-- Begin --

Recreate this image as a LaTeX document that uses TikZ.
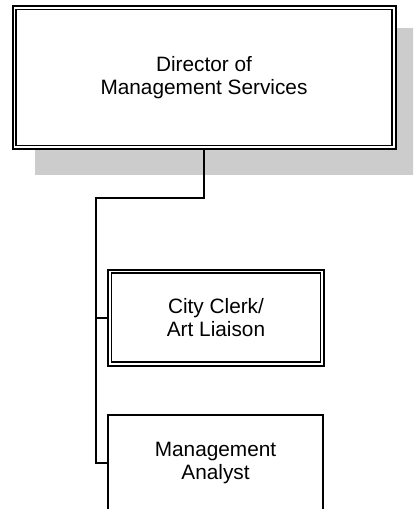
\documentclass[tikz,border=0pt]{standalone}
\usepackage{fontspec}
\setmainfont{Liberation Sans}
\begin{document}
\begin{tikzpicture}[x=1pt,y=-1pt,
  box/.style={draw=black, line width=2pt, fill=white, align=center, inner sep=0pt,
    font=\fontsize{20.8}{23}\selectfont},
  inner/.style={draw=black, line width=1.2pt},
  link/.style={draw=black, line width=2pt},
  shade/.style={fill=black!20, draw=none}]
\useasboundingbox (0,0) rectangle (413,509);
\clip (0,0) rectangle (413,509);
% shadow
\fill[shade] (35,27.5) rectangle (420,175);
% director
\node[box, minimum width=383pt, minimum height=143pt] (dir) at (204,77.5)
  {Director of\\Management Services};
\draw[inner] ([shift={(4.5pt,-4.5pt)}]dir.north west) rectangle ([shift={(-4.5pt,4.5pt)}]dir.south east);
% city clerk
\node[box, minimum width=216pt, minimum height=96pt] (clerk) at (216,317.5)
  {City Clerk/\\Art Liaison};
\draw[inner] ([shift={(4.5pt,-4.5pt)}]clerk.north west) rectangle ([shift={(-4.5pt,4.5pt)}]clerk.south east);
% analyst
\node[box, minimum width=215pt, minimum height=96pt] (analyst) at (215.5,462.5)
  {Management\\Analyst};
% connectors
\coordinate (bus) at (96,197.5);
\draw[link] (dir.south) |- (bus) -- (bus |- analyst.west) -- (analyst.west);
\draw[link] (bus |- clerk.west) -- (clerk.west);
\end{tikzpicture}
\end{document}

-- End --

## What is required
Go through the material above and print all of it exactly, except the pictures.

## Result of this task
Recreate this image as a LaTeX document that uses TikZ.
\documentclass[tikz,border=0pt]{standalone}
\usepackage{fontspec}
\setmainfont{Liberation Sans}
\begin{document}
\begin{tikzpicture}[x=1pt,y=-1pt,
  box/.style={draw=black, line width=2pt, fill=white, align=center, inner sep=0pt,
    font=\fontsize{20.8}{23}\selectfont},
  inner/.style={draw=black, line width=1.2pt},
  link/.style={draw=black, line width=2pt},
  shade/.style={fill=black!20, draw=none}]
\useasboundingbox (0,0) rectangle (413,509);
\clip (0,0) rectangle (413,509);
% shadow
\fill[shade] (35,27.5) rectangle (420,175);
% director
\node[box, minimum width=383pt, minimum height=143pt] (dir) at (204,77.5)
  {Director of\\Management Services};
\draw[inner] ([shift={(4.5pt,-4.5pt)}]dir.north west) rectangle ([shift={(-4.5pt,4.5pt)}]dir.south east);
% city clerk
\node[box, minimum width=216pt, minimum height=96pt] (clerk) at (216,317.5)
  {City Clerk/\\Art Liaison};
\draw[inner] ([shift={(4.5pt,-4.5pt)}]clerk.north west) rectangle ([shift={(-4.5pt,4.5pt)}]clerk.south east);
% analyst
\node[box, minimum width=215pt, minimum height=96pt] (analyst) at (215.5,462.5)
  {Management\\Analyst};
% connectors
\coordinate (bus) at (96,197.5);
\draw[link] (dir.south) |- (bus) -- (bus |- analyst.west) -- (analyst.west);
\draw[link] (bus |- clerk.west) -- (clerk.west);
\end{tikzpicture}
\end{document}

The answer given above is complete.